** start of Records **

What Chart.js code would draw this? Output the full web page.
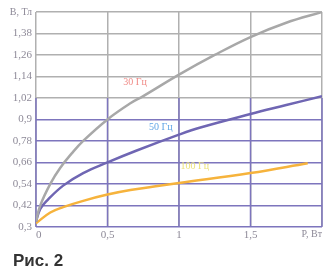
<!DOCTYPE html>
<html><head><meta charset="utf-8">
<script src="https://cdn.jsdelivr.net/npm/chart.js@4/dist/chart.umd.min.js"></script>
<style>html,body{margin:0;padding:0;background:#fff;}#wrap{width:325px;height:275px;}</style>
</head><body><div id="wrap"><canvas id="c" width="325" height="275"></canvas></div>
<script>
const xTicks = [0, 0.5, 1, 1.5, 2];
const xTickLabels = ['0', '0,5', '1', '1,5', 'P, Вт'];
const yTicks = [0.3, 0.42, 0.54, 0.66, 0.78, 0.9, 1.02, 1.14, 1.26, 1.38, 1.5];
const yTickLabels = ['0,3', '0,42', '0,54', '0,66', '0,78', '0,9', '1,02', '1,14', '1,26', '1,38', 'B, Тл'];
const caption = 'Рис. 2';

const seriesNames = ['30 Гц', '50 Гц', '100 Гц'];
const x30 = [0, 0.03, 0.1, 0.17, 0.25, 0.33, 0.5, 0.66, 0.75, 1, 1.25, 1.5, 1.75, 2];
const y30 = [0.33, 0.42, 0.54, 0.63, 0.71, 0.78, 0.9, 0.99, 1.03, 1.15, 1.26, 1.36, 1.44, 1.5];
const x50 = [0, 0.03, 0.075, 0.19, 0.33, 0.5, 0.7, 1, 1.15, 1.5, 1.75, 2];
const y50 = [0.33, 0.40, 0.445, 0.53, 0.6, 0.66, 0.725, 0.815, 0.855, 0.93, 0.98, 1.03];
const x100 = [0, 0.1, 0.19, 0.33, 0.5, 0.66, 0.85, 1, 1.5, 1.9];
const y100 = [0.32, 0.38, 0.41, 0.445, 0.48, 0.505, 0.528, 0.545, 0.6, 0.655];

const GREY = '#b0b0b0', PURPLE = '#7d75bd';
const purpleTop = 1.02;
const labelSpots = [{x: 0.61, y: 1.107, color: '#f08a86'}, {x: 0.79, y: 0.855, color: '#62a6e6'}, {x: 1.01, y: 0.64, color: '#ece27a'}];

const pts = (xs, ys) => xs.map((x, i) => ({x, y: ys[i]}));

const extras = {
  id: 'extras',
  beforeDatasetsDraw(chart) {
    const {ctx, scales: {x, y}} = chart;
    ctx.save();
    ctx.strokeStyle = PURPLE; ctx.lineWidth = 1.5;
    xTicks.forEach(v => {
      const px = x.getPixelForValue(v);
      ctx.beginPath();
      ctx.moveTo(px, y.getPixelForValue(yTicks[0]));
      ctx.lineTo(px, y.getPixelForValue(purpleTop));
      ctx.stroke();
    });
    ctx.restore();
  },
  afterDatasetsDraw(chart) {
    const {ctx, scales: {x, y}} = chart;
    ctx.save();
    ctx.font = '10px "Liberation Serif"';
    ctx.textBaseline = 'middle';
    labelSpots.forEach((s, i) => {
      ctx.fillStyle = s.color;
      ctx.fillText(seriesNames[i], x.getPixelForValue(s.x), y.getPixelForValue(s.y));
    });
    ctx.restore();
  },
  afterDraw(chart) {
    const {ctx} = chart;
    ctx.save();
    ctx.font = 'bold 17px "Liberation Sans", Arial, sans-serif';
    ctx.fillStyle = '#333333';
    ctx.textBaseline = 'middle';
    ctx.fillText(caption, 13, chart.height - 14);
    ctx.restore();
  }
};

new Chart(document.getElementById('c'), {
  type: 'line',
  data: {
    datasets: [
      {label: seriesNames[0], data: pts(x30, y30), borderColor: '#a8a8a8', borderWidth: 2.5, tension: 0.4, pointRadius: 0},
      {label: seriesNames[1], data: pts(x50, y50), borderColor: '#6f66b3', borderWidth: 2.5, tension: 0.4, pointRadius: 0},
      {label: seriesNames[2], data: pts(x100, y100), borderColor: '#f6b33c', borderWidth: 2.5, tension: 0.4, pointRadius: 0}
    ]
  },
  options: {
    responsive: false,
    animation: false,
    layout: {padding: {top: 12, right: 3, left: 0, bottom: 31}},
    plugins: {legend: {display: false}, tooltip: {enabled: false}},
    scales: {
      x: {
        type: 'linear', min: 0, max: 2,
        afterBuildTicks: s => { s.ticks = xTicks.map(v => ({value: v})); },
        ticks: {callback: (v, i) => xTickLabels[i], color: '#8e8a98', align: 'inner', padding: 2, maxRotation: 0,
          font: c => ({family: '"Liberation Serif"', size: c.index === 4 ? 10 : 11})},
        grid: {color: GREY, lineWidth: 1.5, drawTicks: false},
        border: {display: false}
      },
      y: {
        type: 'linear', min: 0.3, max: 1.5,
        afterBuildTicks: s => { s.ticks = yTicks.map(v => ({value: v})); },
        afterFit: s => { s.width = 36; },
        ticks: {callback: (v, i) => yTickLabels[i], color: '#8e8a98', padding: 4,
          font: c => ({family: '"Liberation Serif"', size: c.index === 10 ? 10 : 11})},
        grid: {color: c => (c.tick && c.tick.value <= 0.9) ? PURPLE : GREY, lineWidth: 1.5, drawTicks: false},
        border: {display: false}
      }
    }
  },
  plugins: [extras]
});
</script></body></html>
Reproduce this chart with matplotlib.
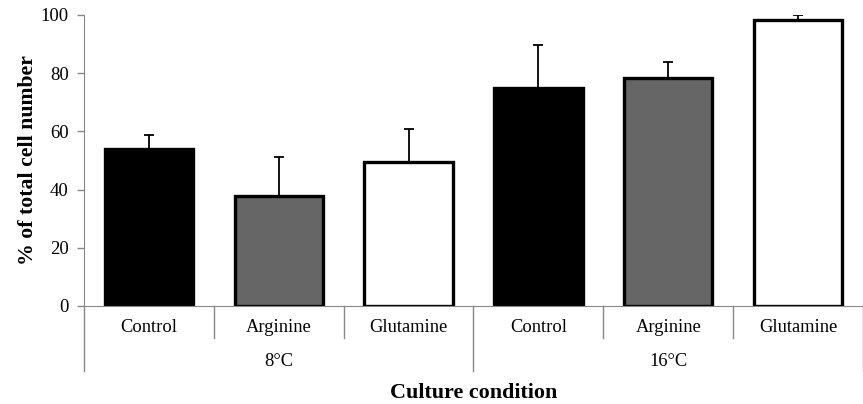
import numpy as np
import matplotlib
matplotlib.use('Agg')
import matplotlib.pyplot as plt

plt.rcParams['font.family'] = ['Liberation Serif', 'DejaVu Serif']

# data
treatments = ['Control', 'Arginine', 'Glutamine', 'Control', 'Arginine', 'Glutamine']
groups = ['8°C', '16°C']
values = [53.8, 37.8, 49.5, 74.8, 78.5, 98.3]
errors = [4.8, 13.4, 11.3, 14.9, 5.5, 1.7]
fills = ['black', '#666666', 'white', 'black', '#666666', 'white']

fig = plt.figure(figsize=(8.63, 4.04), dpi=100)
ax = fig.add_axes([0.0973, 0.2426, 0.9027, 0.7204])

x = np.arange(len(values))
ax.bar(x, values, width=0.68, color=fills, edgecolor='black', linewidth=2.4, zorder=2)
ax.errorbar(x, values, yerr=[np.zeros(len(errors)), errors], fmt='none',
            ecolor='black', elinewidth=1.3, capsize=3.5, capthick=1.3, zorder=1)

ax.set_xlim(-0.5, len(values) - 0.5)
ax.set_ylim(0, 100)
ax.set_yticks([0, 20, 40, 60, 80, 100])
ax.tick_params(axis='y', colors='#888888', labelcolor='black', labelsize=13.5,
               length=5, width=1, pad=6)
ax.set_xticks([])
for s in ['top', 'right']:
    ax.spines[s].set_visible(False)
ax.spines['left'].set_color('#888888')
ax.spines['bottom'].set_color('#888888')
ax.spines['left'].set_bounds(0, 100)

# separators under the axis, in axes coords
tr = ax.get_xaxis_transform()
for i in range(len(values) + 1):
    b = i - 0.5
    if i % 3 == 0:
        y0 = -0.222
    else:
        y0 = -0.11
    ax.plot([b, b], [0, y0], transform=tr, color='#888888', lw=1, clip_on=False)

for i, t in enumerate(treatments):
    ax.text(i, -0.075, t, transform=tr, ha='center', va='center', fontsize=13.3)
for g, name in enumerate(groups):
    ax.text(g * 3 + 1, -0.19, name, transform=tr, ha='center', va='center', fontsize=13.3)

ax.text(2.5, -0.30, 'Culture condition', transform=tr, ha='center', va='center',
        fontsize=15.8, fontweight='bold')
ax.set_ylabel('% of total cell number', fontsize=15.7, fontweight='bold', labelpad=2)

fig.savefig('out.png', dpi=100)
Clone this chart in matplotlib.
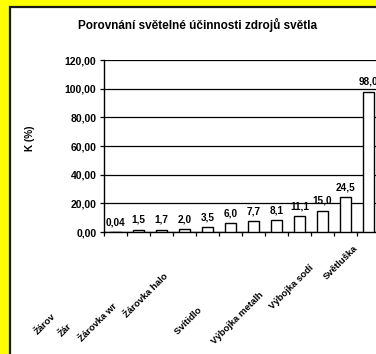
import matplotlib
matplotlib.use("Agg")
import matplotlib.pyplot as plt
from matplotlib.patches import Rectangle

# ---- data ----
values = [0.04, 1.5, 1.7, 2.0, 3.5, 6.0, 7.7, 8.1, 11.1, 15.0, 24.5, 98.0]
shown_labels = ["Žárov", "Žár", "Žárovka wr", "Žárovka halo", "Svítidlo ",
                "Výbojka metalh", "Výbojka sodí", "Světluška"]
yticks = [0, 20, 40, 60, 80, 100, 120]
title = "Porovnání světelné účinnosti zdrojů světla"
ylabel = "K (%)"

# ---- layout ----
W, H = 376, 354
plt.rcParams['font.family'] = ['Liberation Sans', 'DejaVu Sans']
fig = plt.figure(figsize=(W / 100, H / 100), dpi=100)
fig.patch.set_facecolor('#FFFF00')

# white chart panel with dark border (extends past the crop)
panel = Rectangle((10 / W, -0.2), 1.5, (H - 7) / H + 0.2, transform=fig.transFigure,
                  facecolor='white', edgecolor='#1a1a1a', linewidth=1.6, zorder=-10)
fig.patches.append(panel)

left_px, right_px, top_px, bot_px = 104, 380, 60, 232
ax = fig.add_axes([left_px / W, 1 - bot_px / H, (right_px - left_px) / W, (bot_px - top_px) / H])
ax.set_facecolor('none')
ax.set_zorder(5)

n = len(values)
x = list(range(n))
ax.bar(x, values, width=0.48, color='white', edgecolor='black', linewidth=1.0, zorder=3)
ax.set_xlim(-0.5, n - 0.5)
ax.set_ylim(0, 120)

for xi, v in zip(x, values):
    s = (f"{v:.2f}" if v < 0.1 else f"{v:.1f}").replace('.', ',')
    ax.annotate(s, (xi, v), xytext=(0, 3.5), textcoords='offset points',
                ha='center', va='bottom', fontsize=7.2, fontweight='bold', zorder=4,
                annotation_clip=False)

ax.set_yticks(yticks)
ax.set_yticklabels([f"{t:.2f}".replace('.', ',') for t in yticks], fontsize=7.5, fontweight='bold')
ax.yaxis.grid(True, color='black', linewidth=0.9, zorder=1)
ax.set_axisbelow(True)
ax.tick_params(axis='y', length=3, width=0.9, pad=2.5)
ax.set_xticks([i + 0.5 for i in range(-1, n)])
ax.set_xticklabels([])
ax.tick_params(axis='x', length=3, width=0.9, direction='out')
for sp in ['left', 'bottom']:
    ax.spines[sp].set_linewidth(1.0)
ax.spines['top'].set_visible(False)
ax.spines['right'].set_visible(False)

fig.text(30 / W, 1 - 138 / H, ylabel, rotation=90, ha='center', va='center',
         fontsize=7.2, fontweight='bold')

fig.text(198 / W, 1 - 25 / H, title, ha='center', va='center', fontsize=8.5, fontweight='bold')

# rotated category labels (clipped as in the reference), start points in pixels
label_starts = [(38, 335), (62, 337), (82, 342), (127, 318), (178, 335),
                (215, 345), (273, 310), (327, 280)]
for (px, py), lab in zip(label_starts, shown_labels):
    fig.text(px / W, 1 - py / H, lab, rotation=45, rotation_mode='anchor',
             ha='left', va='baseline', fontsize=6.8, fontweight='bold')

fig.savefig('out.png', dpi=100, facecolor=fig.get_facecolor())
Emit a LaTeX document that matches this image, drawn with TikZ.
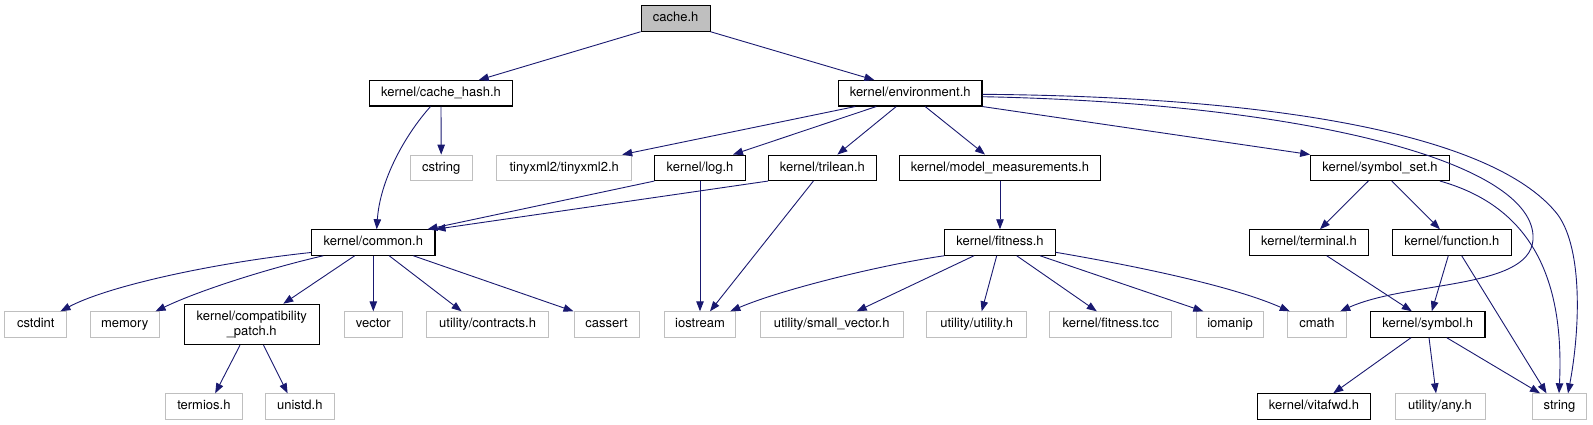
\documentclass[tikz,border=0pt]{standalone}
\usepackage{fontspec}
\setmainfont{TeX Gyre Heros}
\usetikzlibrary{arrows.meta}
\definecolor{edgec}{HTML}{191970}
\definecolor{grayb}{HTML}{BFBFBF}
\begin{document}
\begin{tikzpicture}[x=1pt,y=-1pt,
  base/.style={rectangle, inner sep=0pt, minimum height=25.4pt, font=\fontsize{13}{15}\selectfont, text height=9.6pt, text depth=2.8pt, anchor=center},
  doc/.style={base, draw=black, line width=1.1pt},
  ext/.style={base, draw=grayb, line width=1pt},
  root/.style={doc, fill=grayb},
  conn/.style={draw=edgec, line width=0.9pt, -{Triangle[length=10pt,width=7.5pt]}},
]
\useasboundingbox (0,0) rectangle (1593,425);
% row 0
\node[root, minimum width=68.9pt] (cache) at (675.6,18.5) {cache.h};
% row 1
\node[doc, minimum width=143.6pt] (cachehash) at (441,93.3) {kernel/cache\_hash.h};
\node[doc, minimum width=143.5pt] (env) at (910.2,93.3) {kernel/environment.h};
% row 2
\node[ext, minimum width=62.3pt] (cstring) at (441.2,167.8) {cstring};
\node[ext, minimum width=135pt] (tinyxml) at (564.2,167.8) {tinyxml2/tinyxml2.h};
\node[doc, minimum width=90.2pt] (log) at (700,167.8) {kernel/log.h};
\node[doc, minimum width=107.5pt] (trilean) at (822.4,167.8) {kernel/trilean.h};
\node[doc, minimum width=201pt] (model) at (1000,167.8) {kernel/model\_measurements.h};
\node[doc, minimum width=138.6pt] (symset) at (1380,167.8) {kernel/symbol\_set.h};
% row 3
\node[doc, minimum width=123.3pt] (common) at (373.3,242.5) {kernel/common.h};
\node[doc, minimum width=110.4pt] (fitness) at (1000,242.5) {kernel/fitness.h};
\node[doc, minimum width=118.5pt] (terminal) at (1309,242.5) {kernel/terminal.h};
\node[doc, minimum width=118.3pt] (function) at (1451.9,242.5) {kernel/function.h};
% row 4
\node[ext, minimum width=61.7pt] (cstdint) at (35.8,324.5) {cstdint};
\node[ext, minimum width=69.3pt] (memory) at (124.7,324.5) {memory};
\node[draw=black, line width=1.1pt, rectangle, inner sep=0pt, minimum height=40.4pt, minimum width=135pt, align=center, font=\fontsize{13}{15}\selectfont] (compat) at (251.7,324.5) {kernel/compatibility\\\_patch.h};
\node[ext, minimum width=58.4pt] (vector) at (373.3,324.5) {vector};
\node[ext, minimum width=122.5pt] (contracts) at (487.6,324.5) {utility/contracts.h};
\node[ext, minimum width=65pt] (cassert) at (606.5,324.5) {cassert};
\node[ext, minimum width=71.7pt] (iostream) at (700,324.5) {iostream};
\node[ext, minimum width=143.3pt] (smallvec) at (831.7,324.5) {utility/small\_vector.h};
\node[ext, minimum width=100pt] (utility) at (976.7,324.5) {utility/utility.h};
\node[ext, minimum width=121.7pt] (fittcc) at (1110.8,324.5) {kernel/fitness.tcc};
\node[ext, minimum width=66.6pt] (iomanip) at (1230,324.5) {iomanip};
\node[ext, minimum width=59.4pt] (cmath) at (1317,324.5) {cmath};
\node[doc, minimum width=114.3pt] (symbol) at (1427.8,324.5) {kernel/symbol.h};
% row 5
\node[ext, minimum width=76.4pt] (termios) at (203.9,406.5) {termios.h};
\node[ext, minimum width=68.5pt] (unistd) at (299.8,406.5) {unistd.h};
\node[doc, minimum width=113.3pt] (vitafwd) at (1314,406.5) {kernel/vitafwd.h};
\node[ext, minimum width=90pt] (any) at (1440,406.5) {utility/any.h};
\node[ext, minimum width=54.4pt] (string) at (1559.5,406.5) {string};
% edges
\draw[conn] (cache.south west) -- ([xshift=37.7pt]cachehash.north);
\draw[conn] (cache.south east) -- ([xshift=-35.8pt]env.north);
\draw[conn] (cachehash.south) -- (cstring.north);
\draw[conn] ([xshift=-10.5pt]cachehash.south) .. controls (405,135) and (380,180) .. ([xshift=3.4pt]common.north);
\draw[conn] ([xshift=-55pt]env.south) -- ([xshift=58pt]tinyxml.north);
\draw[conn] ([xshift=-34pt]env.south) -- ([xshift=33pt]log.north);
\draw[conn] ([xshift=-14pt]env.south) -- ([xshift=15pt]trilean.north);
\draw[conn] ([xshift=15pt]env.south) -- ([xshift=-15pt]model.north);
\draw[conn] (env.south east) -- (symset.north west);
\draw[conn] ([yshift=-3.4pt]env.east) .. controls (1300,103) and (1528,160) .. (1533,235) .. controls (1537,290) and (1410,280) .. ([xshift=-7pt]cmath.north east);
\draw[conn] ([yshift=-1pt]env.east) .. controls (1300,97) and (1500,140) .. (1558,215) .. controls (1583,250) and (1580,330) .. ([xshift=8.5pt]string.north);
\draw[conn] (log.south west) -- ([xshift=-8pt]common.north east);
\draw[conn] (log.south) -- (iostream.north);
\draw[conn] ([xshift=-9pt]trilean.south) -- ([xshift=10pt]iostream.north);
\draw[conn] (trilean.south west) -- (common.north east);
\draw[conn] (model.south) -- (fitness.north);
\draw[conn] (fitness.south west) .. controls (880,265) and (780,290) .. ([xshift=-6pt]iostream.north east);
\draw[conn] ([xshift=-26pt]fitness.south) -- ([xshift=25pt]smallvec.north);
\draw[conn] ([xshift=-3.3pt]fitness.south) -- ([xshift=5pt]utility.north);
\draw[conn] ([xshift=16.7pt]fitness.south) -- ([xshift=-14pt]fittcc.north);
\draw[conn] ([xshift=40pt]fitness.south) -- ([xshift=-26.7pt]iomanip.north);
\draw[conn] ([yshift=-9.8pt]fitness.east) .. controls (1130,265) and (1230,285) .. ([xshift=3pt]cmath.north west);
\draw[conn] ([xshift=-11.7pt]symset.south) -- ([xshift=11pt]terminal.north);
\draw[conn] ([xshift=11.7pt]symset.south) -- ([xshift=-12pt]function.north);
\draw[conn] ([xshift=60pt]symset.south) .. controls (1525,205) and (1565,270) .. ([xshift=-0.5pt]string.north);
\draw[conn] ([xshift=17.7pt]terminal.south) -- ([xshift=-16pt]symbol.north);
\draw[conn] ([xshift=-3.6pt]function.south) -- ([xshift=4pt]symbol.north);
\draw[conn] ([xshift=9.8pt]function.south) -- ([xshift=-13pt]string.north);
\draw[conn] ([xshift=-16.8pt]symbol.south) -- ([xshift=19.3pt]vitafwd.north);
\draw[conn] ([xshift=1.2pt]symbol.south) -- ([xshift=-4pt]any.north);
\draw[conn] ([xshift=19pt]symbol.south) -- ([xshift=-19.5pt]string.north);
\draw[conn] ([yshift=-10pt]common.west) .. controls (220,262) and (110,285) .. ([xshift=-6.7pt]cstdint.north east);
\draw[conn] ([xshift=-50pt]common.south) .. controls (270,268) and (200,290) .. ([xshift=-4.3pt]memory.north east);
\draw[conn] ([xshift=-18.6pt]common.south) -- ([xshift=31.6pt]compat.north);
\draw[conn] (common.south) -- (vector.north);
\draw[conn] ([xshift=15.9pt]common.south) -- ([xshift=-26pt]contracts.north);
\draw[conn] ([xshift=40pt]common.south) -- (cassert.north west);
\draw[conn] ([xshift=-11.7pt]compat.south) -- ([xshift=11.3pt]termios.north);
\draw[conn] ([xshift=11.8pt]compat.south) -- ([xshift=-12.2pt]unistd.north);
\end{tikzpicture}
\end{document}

** end of Records **

- Work to do
Copy each line above where the string "matplotlib" occurs.

- The answer
Reproduce this chart with matplotlib.
import matplotlib
matplotlib.use('Agg')
import matplotlib.pyplot as plt
Clone this chart in matplotlib.
import matplotlib
matplotlib.use("Agg")
import matplotlib.pyplot as plt
from matplotlib.patches import Rectangle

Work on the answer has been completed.